Hence, the most complicated case of this algorithm is divided into three steps:
- Find the minimum in the right-hand sub-tree. For simplicity we call it candidate node.
- Delete the minimum element in the right-hand sub-tree
- Replace all the link attached to the node to be deleted by attaching them to the candidate element.
Next we 'll see how this algorithm is best performed in an recursive way.
Pseudocode
del(k, node){
// Step case - searching the node and build up a sub-tree
if (node == null){ // node is present
return null; // nothing to change so return the same null
}
if (node.key > k){
node.left = del(k, node.left); // obtain the post-del subtree of node
return node; // pack node and its subtrees together as a new subtree to the parent
}
if (node.key < k){
node.right = del(k, node.right);
return node;
}
// Base case - node is found
else{
// Base case 1 - no children
if ((node.left == null) & (node.right == null)){
return null; // node is directly deleted from tree
}
// Base case 2a - no left child
if (node.left == null){
return node.right; // delegate the right child as replacement
}
// Base case 2b - no right child
if (node.right == null){
return node.left;
}
// Base case 3 - two children
else{
temp = node; // keep a copy of all the links(sub-trees) to the node
node = min(node.right); // first of all, this is an reuse of naming space
// secondly, this is to maintain a copy of the candidate node before deleting it
node.right = delMin(node.right); // attach the post-delMin right-hand subtree to the right-hand side of candidate node
node.left = temp.left; // attach the untouched left-hand subtree to the left-hand side of the candidate node
return node; // return the post-del sub-tree to its parent
}
}
Implementation Explained
By now you should already be familiar with the recursive return and assignment. A slightly less intuitive statement is probably assigning delMin(node.right)
to node.right
. To understand this line, first understand that by calling delMin()
on node.right
, this effectively returns a whole sub-tree that is the result of deleting the minimum element from itself. Therefore, this assignment is linking the original right-hand sub-tree excluding the minimum element to the candidate node, establishing one of its two links.
Problems
An uncontrolled binary tree usually result in a ragged tree layout, so the performance of all methods in an average case is only going to be O(clogN)

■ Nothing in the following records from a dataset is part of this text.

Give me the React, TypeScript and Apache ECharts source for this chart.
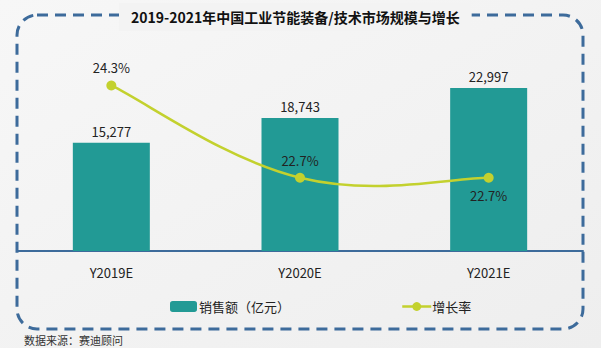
import React, { useEffect, useRef } from 'react';
import * as echarts from 'echarts';

const categories = ['Y2019E', 'Y2020E', 'Y2021E'];
const salesValues = [15277, 18743, 22997];
const growthRates = [24.3, 22.7, 22.7];
const growthLabelPositions = ['top', 'top', 'bottom'];
const titleText = '2019-2021年中国工业节能装备/技术市场规模与增长';
const sourceText = '数据来源：赛迪顾问';
const salesName = '销售额（亿元）';
const growthName = '增长率';

const FONT = '"Noto Sans CJK SC", "Noto Sans", sans-serif';
const TEAL = '#229a95';
const LIME = '#c3d12e';
const BLUE = '#3d6b9b';
const BG = '#f3f3f3';
const TENSION = 0.2;

export default function App() {
  const ref = useRef<HTMLDivElement>(null);
  useEffect(() => {
    if (!ref.current) return;
    const chart = echarts.init(ref.current, undefined, { renderer: 'svg' });
    const n = growthRates.length;
    chart.setOption({
      animation: false,
      backgroundColor: {
        type: 'linear', x: 0, y: 0, x2: 1, y2: 1,
        colorStops: [
          { offset: 0, color: '#f7f7f7' },
          { offset: 1, color: '#eeeeee' },
        ],
      },
      textStyle: { fontFamily: FONT },
      title: {
        text: titleText,
        left: 119,
        top: 3,
        padding: [7, 12, 7, 12],
        backgroundColor: BG,
        textStyle: { fontSize: 14, fontWeight: 'bold', color: '#111', fontFamily: FONT },
      },
      graphic: [
        {
          type: 'rect',
          z: -1,
          shape: { x: 17, y: 15, width: 566, height: 314, r: 20 },
          style: { fill: 'none', stroke: BLUE, lineWidth: 3, lineDash: [11, 7] },
        },
        {
          type: 'text',
          left: 24,
          top: 334,
          style: { text: sourceText, fontSize: 11, fill: '#333', fontFamily: FONT },
        },
      ],
      legend: [
        {
          data: [salesName],
          left: 165,
          top: 295,
          itemWidth: 27,
          itemHeight: 11,
          textStyle: { fontSize: 13, color: '#222', fontFamily: FONT, padding: [0, 0, 0, -3] },
        },
        {
          data: [growthName],
          left: 396,
          top: 295,
          itemWidth: 29,
          itemHeight: 11,
          lineStyle: { opacity: 1, color: LIME, width: 2.5 },
          textStyle: { fontSize: 13, color: '#222', fontFamily: FONT, padding: [0, 0, 0, -4] },
        },
      ],
      grid: { left: 17, right: 18, top: 59.5, bottom: 97 },
      xAxis: {
        type: 'category',
        data: categories,
        axisLine: { lineStyle: { color: BLUE, width: 2 } },
        axisTick: { show: false },
        axisLabel: { color: '#222', fontSize: 13, margin: 15, fontFamily: FONT },
      },
      yAxis: [
        { type: 'value', min: 0, max: 27000, show: false },
        { type: 'value', min: 21.43, max: 24.75, show: false },
      ],
      series: [
        {
          name: salesName,
          type: 'bar',
          z: 2,
          data: salesValues,
          barWidth: 77,
          itemStyle: { color: TEAL },
          label: {
            show: true,
            position: 'top',
            distance: 5,
            color: '#222',
            fontSize: 13,
            fontFamily: FONT,
            formatter: (p: any) => Number(p.value).toLocaleString('en-US'),
          },
        },
        {
          name: 'curve',
          type: 'custom',
          yAxisIndex: 1,
          z: 5,
          silent: true,
          clip: false,
          data: growthRates.map((v, i) => [i, v]),
          renderItem: (params: any, api: any) => {
            const i = params.dataIndex;
            if (i >= n - 1) return { type: 'group', children: [] };
            const pt = (k: number) => {
              const kk = Math.max(0, Math.min(n - 1, k));
              return api.coord([api.value(0, kk), api.value(1, kk)]);
            };
            const p0 = pt(i - 1), p1 = pt(i), p2 = pt(i + 1), p3 = pt(i + 2);
            return {
              type: 'bezierCurve',
              z2: 10,
              shape: {
                x1: p1[0], y1: p1[1],
                x2: p2[0], y2: p2[1],
                cpx1: p1[0] + (p2[0] - p0[0]) * TENSION,
                cpy1: p1[1] + (p2[1] - p0[1]) * TENSION,
                cpx2: p2[0] - (p3[0] - p1[0]) * TENSION,
                cpy2: p2[1] - (p3[1] - p1[1]) * TENSION,
              },
              style: { stroke: LIME, lineWidth: 2.5, fill: null },
            };
          },
        },
        {
          name: growthName,
          type: 'line',
          yAxisIndex: 1,
          symbol: 'circle',
          symbolSize: 10,
          z: 6,
          lineStyle: { color: LIME, width: 2.5, opacity: 0 },
          itemStyle: { color: LIME },
          data: growthRates.map((v, i) => ({
            value: v,
            label: { position: growthLabelPositions[i] },
          })),
          label: {
            show: true,
            distance: 6,
            color: '#222',
            fontSize: 13,
            fontFamily: FONT,
            formatter: (p: any) => Number(p.value).toFixed(1) + '%',
          },
        },
      ],
    });
    return () => chart.dispose();
  }, []);
  return <div ref={ref} style={{ width: 601, height: 348, position: 'absolute', left: 0, top: 0 }} />;
}
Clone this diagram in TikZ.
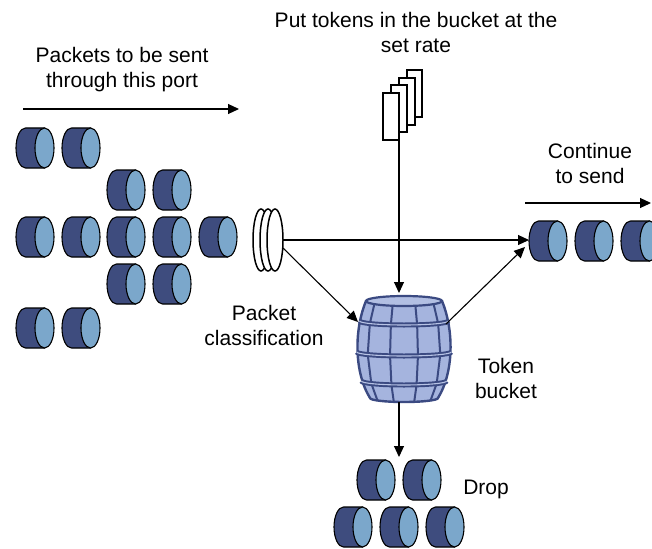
\documentclass[tikz,border=0pt]{standalone}
\usepackage{fontspec}
\setmainfont{Liberation Sans}
\usetikzlibrary{arrows.meta}

\definecolor{pktdark}{RGB}{62,76,126}
\definecolor{pktlight}{RGB}{123,167,203}
\definecolor{barrelfill}{RGB}{165,180,222}
\definecolor{barrelline}{RGB}{59,74,130}

\tikzset{
  % one packet: a short cylinder lying on its side
  pkt/.pic={
    \path[draw=black, line width=1.1pt, fill=pktdark]
      (-9.5,-20) -- (9.5,-20) -- (9.5,20) -- (-9.5,20)
      arc[start angle=90, end angle=270, x radius=9.5, y radius=20] -- cycle;
    \path[draw=black, line width=1.1pt, fill=pktlight]
      (9.5,0) ellipse[x radius=9.5, y radius=20];
  },
  flow/.style={line width=1.1pt, -{Triangle[length=11pt,width=10pt]}},
  lbl/.style={align=center, font=\fontsize{21}{25}\selectfont, inner sep=0pt},
  token/.style={draw=black, line width=1.3pt, fill=white},
  disc/.style={draw=black, line width=1.5pt, fill=white},
  stave/.style={draw=barrelline, line width=2pt},
  hoopdark/.style={draw=barrelline, line width=5pt},
  hooplight/.style={draw=barrelfill!80!white, line width=1.1pt},
}

\begin{document}
\begin{tikzpicture}[x=1pt, y=-1pt]
  \useasboundingbox (0,0) rectangle (652,548);
  \clip (0,0) rectangle (652,548);

  % ---- labels ----
  \node[lbl] (lblin)   at (122,70)  {Packets to be sent\\through this port};
  \node[lbl] (lbltok)  at (416,32)  {Put tokens in the bucket at the\\set rate};
  \node[lbl] (lblcont) at (590,163) {Continue\\to send};
  \node[lbl] (lblcls)  at (264,325) {Packet\\classification};
  \node[lbl] (lblbkt)  at (506,378) {Token\\bucket};
  \node[lbl] (lbldrop) at (486,489) {Drop};

  % ---- direction arrows ----
  \coordinate (inA) at (23,109);   \coordinate (inB) at (239,109);
  \draw[flow] (inA) -- (inB);
  \coordinate (contA) at (525,203); \coordinate (contB) at (651,203);
  \draw[flow] (contA) -- (contB);

  % ---- incoming packets ----
  \foreach \x/\y [count=\i] in {35/148, 81/148,
                                126/190, 172/190,
                                35/237, 81/237, 126/237, 172/237, 218/237,
                                126/284, 172/284,
                                35/328, 81/328}
    \pic (in\i) at (\x,\y) {pkt};

  % ---- classifier discs ----
  \path[disc] (261,240) ellipse[x radius=8, y radius=31];
  \path[disc] (268,240) ellipse[x radius=8, y radius=31];
  \path[disc] (275,240) ellipse[x radius=8, y radius=31];
  \coordinate (coilE)  at (283,240);
  \coordinate (coilSE) at (283,248);

  % ---- tokens ----
  \path[token] (407,70) rectangle (422,117);
  \path[token] (399,78) rectangle (415,125);
  \path[token] (391,85) rectangle (407,132);
  \path[token] (383,93) rectangle (399,140);
  \coordinate (tokB) at (399,140);

  % ---- token bucket (barrel) ----
  \path[fill=barrelfill, draw=barrelline, line width=2.4pt, line join=round]
    (366,301) .. controls (354,330) and (354,372) .. (370,398)
    arc[start angle=180, end angle=0, x radius=34, y radius=4]
    .. controls (454,372) and (454,330) .. (442,301) -- cycle;
  \foreach \f in {-0.78,-0.3,0.3,0.78} {
    \draw[stave] ({404+\f*38},{301+5*sqrt(1-\f*\f)}) -- ({404+\f*43.8},{321+4*sqrt(1-\f*\f)});
    \draw[stave] ({404+\f*43.8},{321+4*sqrt(1-\f*\f)}) -- ({404+\f*46.5},{352+4*sqrt(1-\f*\f)});
    \draw[stave] ({404+\f*46.5},{352+4*sqrt(1-\f*\f)}) -- ({404+\f*41.9},{381+4*sqrt(1-\f*\f)});
    \draw[stave] ({404+\f*41.9},{381+4*sqrt(1-\f*\f)}) -- ({404+\f*34},{398+4*sqrt(1-\f*\f)});
  }
  \foreach \yy/\hw in {321/44.5, 352/47.3, 381/42.7} {
    \draw[hoopdark]  ({404-\hw},\yy) arc[start angle=180, end angle=0, x radius=\hw, y radius=4];
    \draw[hooplight] ({404-\hw},\yy) arc[start angle=180, end angle=0, x radius=\hw, y radius=4];
  }
  \path[fill=barrelfill!85!white, draw=barrelline, line width=2.2pt]
    (404,301) ellipse[x radius=38, y radius=5];
  \coordinate (bktT) at (399,293);
  \coordinate (bktL) at (358,322);
  \coordinate (bktR) at (446,324);
  \coordinate (bktB) at (399,402);

  % ---- outgoing packets ----
  \foreach \x [count=\i] in {548,594,640}
    \pic (out\i) at (\x,241) {pkt};
  \coordinate (outW)  at (529,240);
  \coordinate (outSW) at (525,247);

  % ---- dropped packets ----
  \foreach \x/\y [count=\i] in {376/480, 422/480, 353/527, 399/527, 445/527}
    \pic (drop\i) at (\x,\y) {pkt};
  \coordinate (dropT) at (399,457);

  % ---- connectors ----
  \draw[flow] (coilE) -- (outW);
  \draw[flow] (coilSE) -- (bktL);
  \draw[flow] (bktR) -- (outSW);
  \draw[flow] (tokB) -- (bktT);
  \draw[flow] (bktB) -- (dropT);
\end{tikzpicture}
\end{document}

where c is some undetermined constant. But in the worst case, by inserting elements in an ascending/descending order, the unbalanced binary tree can degrade to a linear structure, thereby degrading all relevant methods to linear performance. Even by constantly switching the deletion operation between “min from the right” and “max from the left” approaches, the average case of deletion is only going to give O(sqrt(N))
performance, which is still an unaffordable performance when N gets large. Hence, we need a mechanism to control the organisation of a binary tree.